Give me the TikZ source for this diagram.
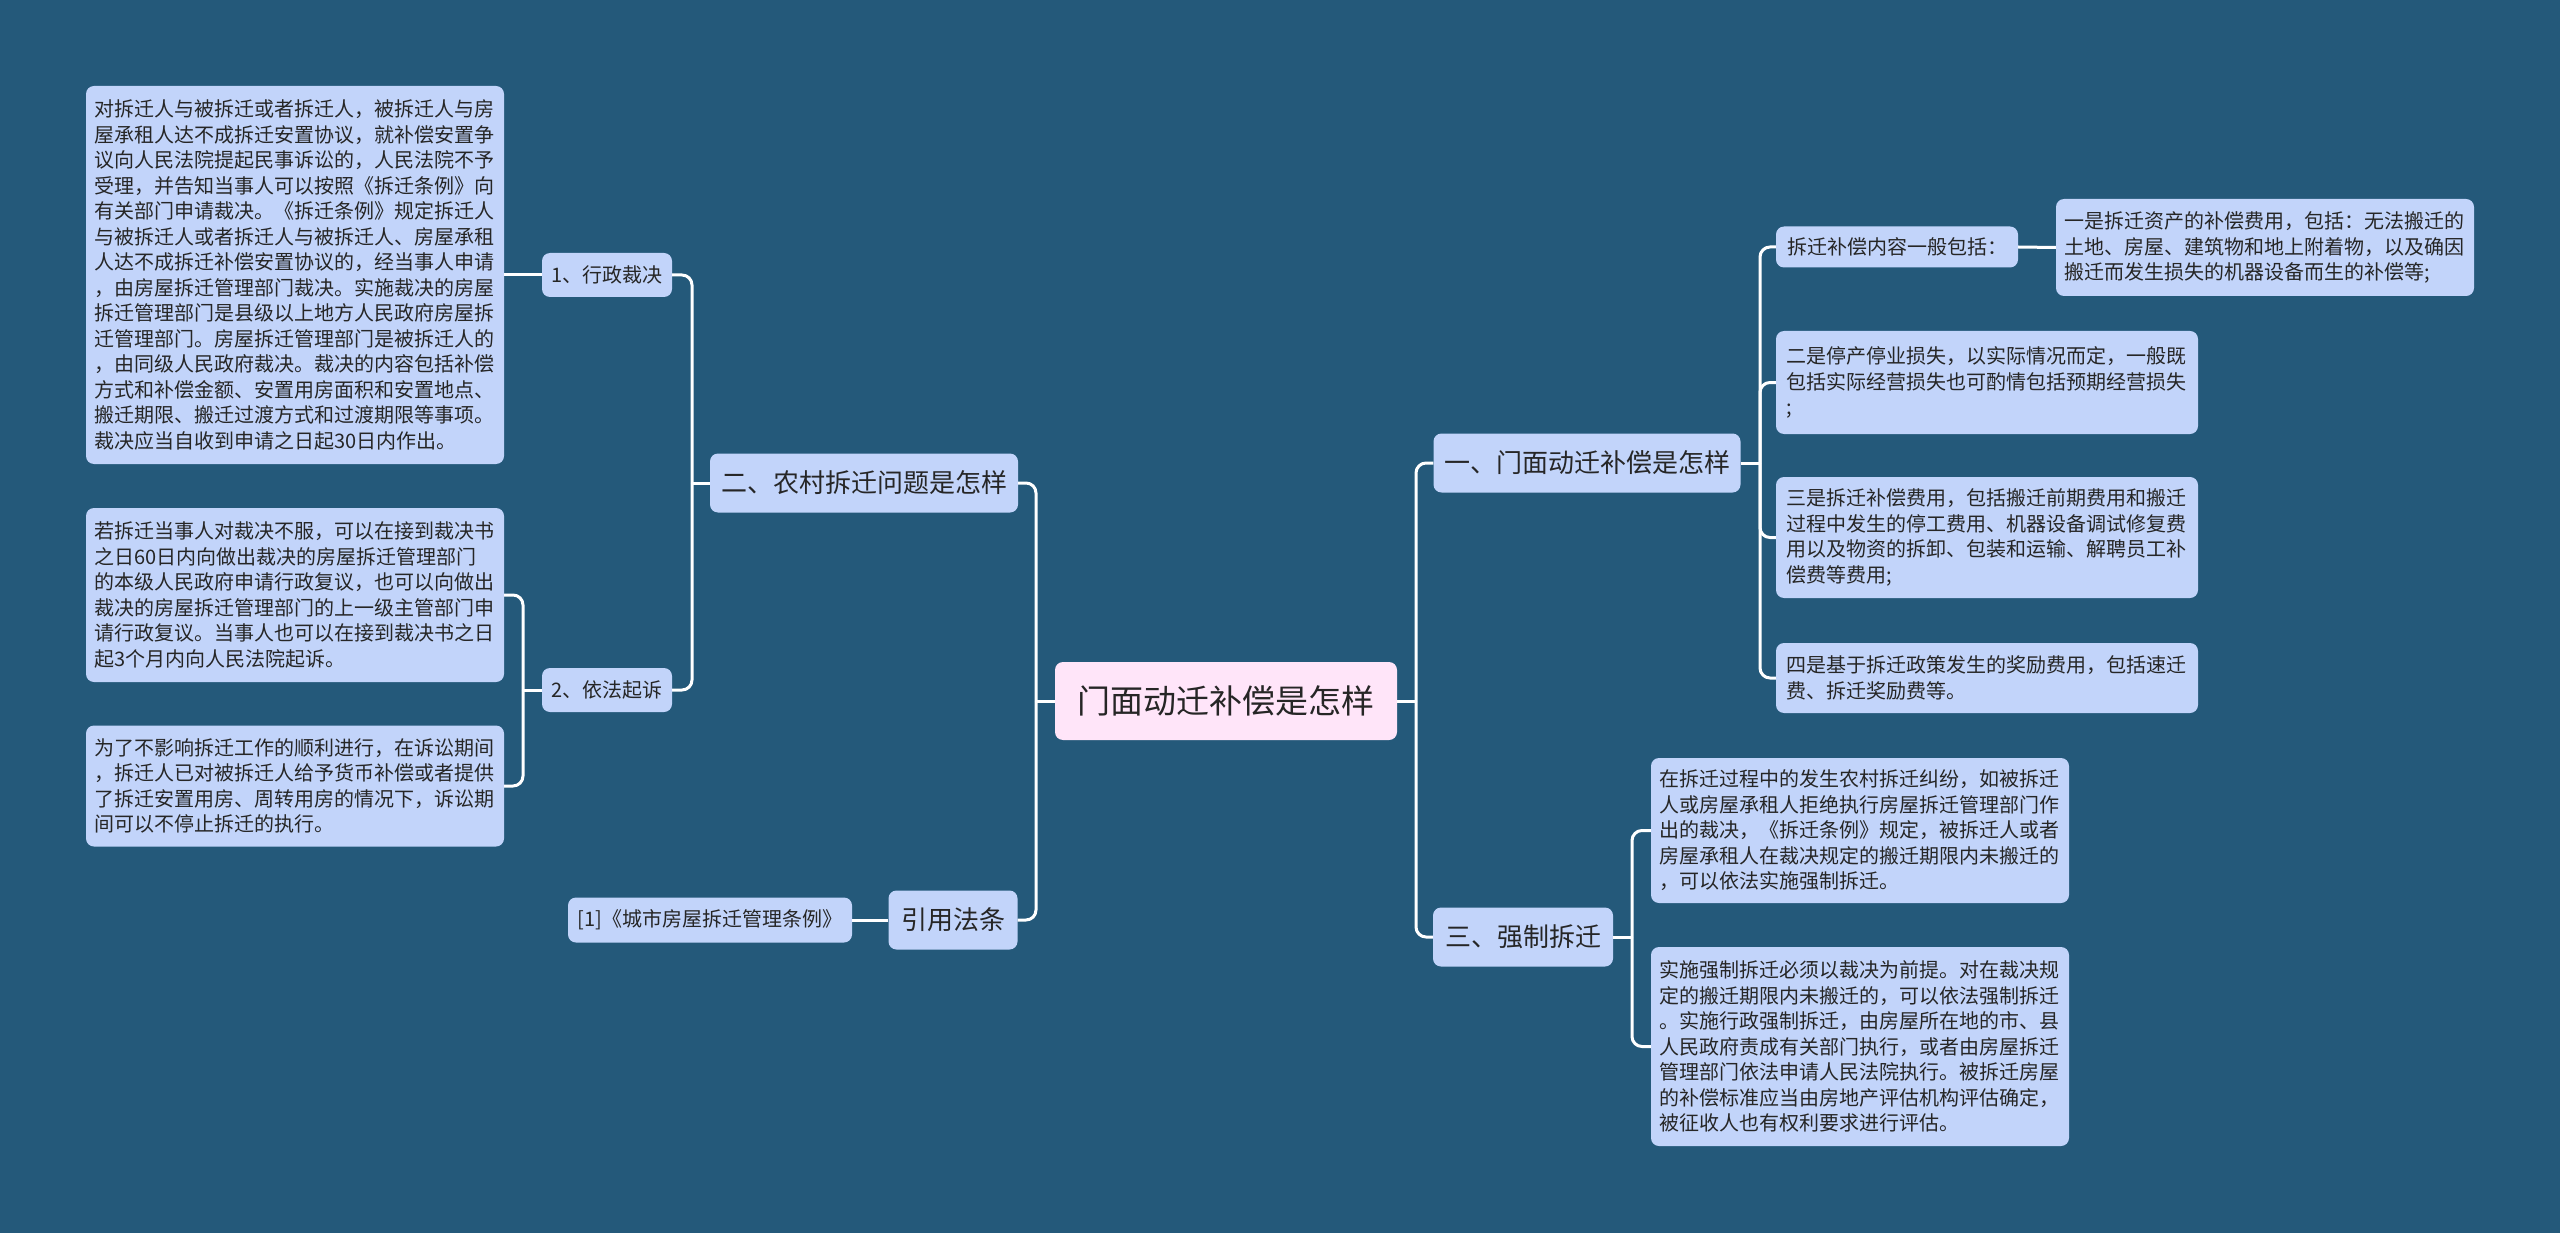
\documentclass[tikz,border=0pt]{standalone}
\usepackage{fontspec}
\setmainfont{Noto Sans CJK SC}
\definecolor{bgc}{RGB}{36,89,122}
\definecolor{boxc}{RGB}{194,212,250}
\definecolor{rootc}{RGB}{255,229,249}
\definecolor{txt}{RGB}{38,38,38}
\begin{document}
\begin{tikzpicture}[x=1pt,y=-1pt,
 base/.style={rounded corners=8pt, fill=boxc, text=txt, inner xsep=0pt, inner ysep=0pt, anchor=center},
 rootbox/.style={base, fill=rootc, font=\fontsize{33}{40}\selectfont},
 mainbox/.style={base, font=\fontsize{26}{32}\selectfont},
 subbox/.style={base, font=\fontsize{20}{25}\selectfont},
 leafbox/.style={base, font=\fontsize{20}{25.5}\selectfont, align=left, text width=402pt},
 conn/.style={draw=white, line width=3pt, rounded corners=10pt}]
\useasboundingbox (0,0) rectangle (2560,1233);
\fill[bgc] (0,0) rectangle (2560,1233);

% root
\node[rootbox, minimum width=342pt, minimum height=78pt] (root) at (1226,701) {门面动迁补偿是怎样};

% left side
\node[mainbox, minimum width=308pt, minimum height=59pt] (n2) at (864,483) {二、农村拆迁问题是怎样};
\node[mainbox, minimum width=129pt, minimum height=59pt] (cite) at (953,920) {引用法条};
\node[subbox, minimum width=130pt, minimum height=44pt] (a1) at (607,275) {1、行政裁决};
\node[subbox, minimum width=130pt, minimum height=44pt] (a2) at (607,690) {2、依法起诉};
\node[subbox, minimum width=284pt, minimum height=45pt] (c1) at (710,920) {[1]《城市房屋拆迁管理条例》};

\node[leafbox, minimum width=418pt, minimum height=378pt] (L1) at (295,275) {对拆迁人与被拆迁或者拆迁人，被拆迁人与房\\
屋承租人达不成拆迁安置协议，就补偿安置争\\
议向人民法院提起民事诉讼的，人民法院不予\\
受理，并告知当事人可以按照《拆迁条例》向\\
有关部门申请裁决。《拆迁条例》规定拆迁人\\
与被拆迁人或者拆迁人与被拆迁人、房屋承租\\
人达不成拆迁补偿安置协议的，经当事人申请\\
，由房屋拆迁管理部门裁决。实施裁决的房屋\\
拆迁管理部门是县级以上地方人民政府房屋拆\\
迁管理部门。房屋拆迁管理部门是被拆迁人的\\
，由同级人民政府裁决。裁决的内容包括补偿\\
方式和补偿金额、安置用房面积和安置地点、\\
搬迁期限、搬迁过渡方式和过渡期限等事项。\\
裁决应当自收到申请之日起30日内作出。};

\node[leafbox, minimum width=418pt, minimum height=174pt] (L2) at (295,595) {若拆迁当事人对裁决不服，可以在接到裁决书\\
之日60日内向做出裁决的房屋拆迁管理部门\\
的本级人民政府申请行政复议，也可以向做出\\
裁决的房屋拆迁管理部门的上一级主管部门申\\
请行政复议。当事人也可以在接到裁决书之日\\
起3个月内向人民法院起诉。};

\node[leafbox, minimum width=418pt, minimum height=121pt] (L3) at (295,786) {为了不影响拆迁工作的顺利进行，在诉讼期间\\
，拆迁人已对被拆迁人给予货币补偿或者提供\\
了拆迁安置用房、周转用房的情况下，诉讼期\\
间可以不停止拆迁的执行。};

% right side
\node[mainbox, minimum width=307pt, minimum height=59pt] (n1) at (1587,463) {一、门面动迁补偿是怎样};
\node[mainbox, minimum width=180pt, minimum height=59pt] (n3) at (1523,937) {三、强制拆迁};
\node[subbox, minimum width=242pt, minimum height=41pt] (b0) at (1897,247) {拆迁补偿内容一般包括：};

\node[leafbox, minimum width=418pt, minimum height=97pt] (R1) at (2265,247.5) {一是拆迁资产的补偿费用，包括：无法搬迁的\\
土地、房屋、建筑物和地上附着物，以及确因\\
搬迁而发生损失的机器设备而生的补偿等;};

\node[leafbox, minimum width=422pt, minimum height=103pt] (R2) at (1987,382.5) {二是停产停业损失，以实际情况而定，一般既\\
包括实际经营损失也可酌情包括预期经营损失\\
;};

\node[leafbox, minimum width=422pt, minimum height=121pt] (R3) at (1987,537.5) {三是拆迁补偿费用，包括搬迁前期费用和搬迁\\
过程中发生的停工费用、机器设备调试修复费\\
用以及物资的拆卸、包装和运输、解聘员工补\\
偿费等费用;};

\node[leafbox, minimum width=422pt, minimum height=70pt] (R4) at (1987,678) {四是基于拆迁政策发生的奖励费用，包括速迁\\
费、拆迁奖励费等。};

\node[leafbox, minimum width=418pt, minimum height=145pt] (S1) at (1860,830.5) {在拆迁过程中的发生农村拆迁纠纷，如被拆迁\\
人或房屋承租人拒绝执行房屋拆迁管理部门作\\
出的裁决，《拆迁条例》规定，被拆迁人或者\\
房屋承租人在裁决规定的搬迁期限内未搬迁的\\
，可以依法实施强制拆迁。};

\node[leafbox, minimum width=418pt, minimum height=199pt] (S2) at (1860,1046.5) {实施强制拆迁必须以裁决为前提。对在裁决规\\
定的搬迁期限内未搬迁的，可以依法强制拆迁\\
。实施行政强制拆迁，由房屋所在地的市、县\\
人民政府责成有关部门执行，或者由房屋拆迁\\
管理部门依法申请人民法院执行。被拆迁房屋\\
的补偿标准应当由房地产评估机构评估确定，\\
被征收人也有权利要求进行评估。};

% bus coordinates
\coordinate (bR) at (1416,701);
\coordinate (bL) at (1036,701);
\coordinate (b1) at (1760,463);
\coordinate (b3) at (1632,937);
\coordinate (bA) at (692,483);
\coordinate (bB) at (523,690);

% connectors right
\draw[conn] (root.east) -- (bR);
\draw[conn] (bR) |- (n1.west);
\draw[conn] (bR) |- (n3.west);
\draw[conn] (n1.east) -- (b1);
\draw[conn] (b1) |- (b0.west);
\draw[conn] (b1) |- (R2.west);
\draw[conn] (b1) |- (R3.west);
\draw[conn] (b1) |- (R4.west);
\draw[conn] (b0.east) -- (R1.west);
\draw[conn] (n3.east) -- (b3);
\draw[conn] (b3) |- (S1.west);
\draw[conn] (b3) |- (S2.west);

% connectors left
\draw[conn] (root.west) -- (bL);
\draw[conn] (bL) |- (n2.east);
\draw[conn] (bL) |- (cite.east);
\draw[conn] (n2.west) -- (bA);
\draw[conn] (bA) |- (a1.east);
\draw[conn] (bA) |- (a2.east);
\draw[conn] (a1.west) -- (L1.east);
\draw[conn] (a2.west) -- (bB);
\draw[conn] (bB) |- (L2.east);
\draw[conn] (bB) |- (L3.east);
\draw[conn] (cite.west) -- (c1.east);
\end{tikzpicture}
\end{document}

* * * * * * *

* **What is expected**: Without the pictures, output the full listing exactly as it stands.

* **Written reply**:
Give me the TikZ source for this diagram.
\documentclass[tikz,border=0pt]{standalone}
\usepackage{fontspec}
\setmainfont{Noto Sans CJK SC}
\definecolor{bgc}{RGB}{36,89,122}
\definecolor{boxc}{RGB}{194,212,250}
\definecolor{rootc}{RGB}{255,229,249}
\definecolor{txt}{RGB}{38,38,38}
\begin{document}
\begin{tikzpicture}[x=1pt,y=-1pt,
 base/.style={rounded corners=8pt, fill=boxc, text=txt, inner xsep=0pt, inner ysep=0pt, anchor=center},
 rootbox/.style={base, fill=rootc, font=\fontsize{33}{40}\selectfont},
 mainbox/.style={base, font=\fontsize{26}{32}\selectfont},
 subbox/.style={base, font=\fontsize{20}{25}\selectfont},
 leafbox/.style={base, font=\fontsize{20}{25.5}\selectfont, align=left, text width=402pt},
 conn/.style={draw=white, line width=3pt, rounded corners=10pt}]
\useasboundingbox (0,0) rectangle (2560,1233);
\fill[bgc] (0,0) rectangle (2560,1233);

% root
\node[rootbox, minimum width=342pt, minimum height=78pt] (root) at (1226,701) {门面动迁补偿是怎样};

% left side
\node[mainbox, minimum width=308pt, minimum height=59pt] (n2) at (864,483) {二、农村拆迁问题是怎样};
\node[mainbox, minimum width=129pt, minimum height=59pt] (cite) at (953,920) {引用法条};
\node[subbox, minimum width=130pt, minimum height=44pt] (a1) at (607,275) {1、行政裁决};
\node[subbox, minimum width=130pt, minimum height=44pt] (a2) at (607,690) {2、依法起诉};
\node[subbox, minimum width=284pt, minimum height=45pt] (c1) at (710,920) {[1]《城市房屋拆迁管理条例》};

\node[leafbox, minimum width=418pt, minimum height=378pt] (L1) at (295,275) {对拆迁人与被拆迁或者拆迁人，被拆迁人与房\\
屋承租人达不成拆迁安置协议，就补偿安置争\\
议向人民法院提起民事诉讼的，人民法院不予\\
受理，并告知当事人可以按照《拆迁条例》向\\
有关部门申请裁决。《拆迁条例》规定拆迁人\\
与被拆迁人或者拆迁人与被拆迁人、房屋承租\\
人达不成拆迁补偿安置协议的，经当事人申请\\
，由房屋拆迁管理部门裁决。实施裁决的房屋\\
拆迁管理部门是县级以上地方人民政府房屋拆\\
迁管理部门。房屋拆迁管理部门是被拆迁人的\\
，由同级人民政府裁决。裁决的内容包括补偿\\
方式和补偿金额、安置用房面积和安置地点、\\
搬迁期限、搬迁过渡方式和过渡期限等事项。\\
裁决应当自收到申请之日起30日内作出。};

\node[leafbox, minimum width=418pt, minimum height=174pt] (L2) at (295,595) {若拆迁当事人对裁决不服，可以在接到裁决书\\
之日60日内向做出裁决的房屋拆迁管理部门\\
的本级人民政府申请行政复议，也可以向做出\\
裁决的房屋拆迁管理部门的上一级主管部门申\\
请行政复议。当事人也可以在接到裁决书之日\\
起3个月内向人民法院起诉。};

\node[leafbox, minimum width=418pt, minimum height=121pt] (L3) at (295,786) {为了不影响拆迁工作的顺利进行，在诉讼期间\\
，拆迁人已对被拆迁人给予货币补偿或者提供\\
了拆迁安置用房、周转用房的情况下，诉讼期\\
间可以不停止拆迁的执行。};

% right side
\node[mainbox, minimum width=307pt, minimum height=59pt] (n1) at (1587,463) {一、门面动迁补偿是怎样};
\node[mainbox, minimum width=180pt, minimum height=59pt] (n3) at (1523,937) {三、强制拆迁};
\node[subbox, minimum width=242pt, minimum height=41pt] (b0) at (1897,247) {拆迁补偿内容一般包括：};

\node[leafbox, minimum width=418pt, minimum height=97pt] (R1) at (2265,247.5) {一是拆迁资产的补偿费用，包括：无法搬迁的\\
土地、房屋、建筑物和地上附着物，以及确因\\
搬迁而发生损失的机器设备而生的补偿等;};

\node[leafbox, minimum width=422pt, minimum height=103pt] (R2) at (1987,382.5) {二是停产停业损失，以实际情况而定，一般既\\
包括实际经营损失也可酌情包括预期经营损失\\
;};

\node[leafbox, minimum width=422pt, minimum height=121pt] (R3) at (1987,537.5) {三是拆迁补偿费用，包括搬迁前期费用和搬迁\\
过程中发生的停工费用、机器设备调试修复费\\
用以及物资的拆卸、包装和运输、解聘员工补\\
偿费等费用;};

\node[leafbox, minimum width=422pt, minimum height=70pt] (R4) at (1987,678) {四是基于拆迁政策发生的奖励费用，包括速迁\\
费、拆迁奖励费等。};

\node[leafbox, minimum width=418pt, minimum height=145pt] (S1) at (1860,830.5) {在拆迁过程中的发生农村拆迁纠纷，如被拆迁\\
人或房屋承租人拒绝执行房屋拆迁管理部门作\\
出的裁决，《拆迁条例》规定，被拆迁人或者\\
房屋承租人在裁决规定的搬迁期限内未搬迁的\\
，可以依法实施强制拆迁。};

\node[leafbox, minimum width=418pt, minimum height=199pt] (S2) at (1860,1046.5) {实施强制拆迁必须以裁决为前提。对在裁决规\\
定的搬迁期限内未搬迁的，可以依法强制拆迁\\
。实施行政强制拆迁，由房屋所在地的市、县\\
人民政府责成有关部门执行，或者由房屋拆迁\\
管理部门依法申请人民法院执行。被拆迁房屋\\
的补偿标准应当由房地产评估机构评估确定，\\
被征收人也有权利要求进行评估。};

% bus coordinates
\coordinate (bR) at (1416,701);
\coordinate (bL) at (1036,701);
\coordinate (b1) at (1760,463);
\coordinate (b3) at (1632,937);
\coordinate (bA) at (692,483);
\coordinate (bB) at (523,690);

% connectors right
\draw[conn] (root.east) -- (bR);
\draw[conn] (bR) |- (n1.west);
\draw[conn] (bR) |- (n3.west);
\draw[conn] (n1.east) -- (b1);
\draw[conn] (b1) |- (b0.west);
\draw[conn] (b1) |- (R2.west);
\draw[conn] (b1) |- (R3.west);
\draw[conn] (b1) |- (R4.west);
\draw[conn] (b0.east) -- (R1.west);
\draw[conn] (n3.east) -- (b3);
\draw[conn] (b3) |- (S1.west);
\draw[conn] (b3) |- (S2.west);

% connectors left
\draw[conn] (root.west) -- (bL);
\draw[conn] (bL) |- (n2.east);
\draw[conn] (bL) |- (cite.east);
\draw[conn] (n2.west) -- (bA);
\draw[conn] (bA) |- (a1.east);
\draw[conn] (bA) |- (a2.east);
\draw[conn] (a1.west) -- (L1.east);
\draw[conn] (a2.west) -- (bB);
\draw[conn] (bB) |- (L2.east);
\draw[conn] (bB) |- (L3.east);
\draw[conn] (cite.west) -- (c1.east);
\end{tikzpicture}
\end{document}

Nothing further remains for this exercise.